Iran is our neighbour, our traditional partner. We have a certain system and a level of inter-governmental relations. And we do not intend to lose our position in Iran. We plan to develop relations with this country. But we have several fundamental questions, and our Iranian partners know about these problems: we are opposed to the proliferation of weapons of mass destruction.

Iran has signed an agreement on non-proliferation, and taken on certain obligations. And in our last talk, President Khatami confirmed that Iran was prepared to adhere to all documents and put all its nuclear programs under control. And in this case, certain procedures and instruments of control will begin to take effect, which do not depend on our telephone conversations or good personal relations anymore. They depend on experts and specialists from MAGATE. And we will build our relations not just with Iran, but with other countries as well on nuclear problems, based on their openness towards this internationally acknowledged and respected organisations, whose specialists we all trust.

Question: If that really happened, it would be a serious step forward. Because today, as you probably know, John Bolton, the U.S. Under Secretary of State on issues of weapons control, was recently in London. He was asked whether it was still likely there would be a military operation against Iran. He answered that "although we don't have this intention, this possibility should not be ruled out, as nuclear weapons represent a major threat, and when you compare the Iran nuclear program with their aggressive attempts to increase the radius of activity of ballistic rockets, more and more countries - our friends and allies - come into the radius of these rockets." Do you agree that this danger really exists?

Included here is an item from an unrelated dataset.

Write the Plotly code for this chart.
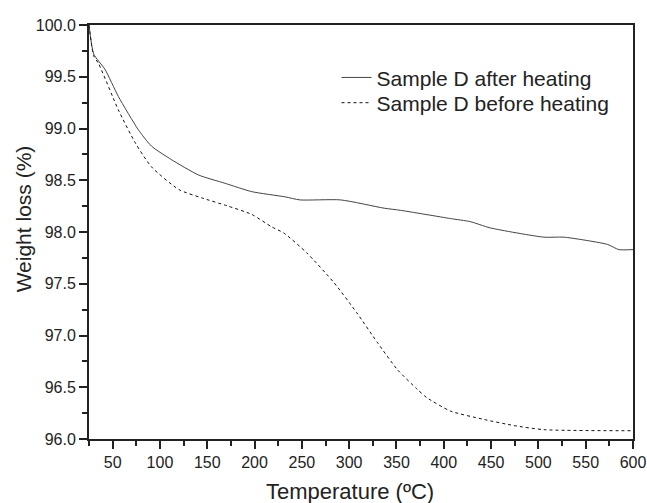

Vladimir Putin: I don't see that I should comment on anyone's statements, but we are aware of certain information which we receive, including from MAGATE circles, about Iranian programmes in the nuclear energy sphere. And of course, we have questions about this.

We know that certain Western European companies actively cooperate with Iran in this sphere, and supply equipment which is at least equipment with a dual purpose. So we will protest against using the theme of nuclear weapons proliferation against Iran as an instrument for forcing Russian companies out of the Iranian market. But to fight the problem of proliferation actively, we should be more open with one another, we could act in a more corporate spirit. And the most important thing - I want to repeat this idea once more - is the readiness of Iran's leadership to put all its nuclear programmes under the control of MAGATE.

Question: In the context of the topic of weapons of mass destruction. Recently there has been active discussion around the world as to which of the two countries - Iran or North Korea - represent the greater danger from this standpoint. Given what you said about Iran. Does this mean that North Korea causes the most alarm?

Vladimir Putin: It's hard to say. I don't really even want to answer in the context of the question asked: who poses more danger, who poses less. At any rate, North Korea is in such a state (and we know the context of the historical development of North Korea), that I have no reason to believe that it has any aggressive intentions.

At the same time, the situation is very complex. In our opinion, this problem may be solved by political and diplomatic means. If North Korea has certain concerns connected with its safety, then we must simply bear this in mind, and respond to them.

I am firmly convinced that North Korea needs to be included in the system of international dialogue. This will inevitably lead to a certain change in the state of North Korean society itself, changes in state structures and principles of forming the state, because it will be caused by the necessity of integration into the international community.

We are also prepared to provide our territory for possible meetings and talks, and we are prepared to provide assistance in any form in order to normalise the situation. We discuss this with our Japanese partners, with the leadership of South Korea, with the United States, and are in contact with the North Korean leadership. I should say that this is a very sensitive issue for Russia due to the country's immediate proximity to our borders.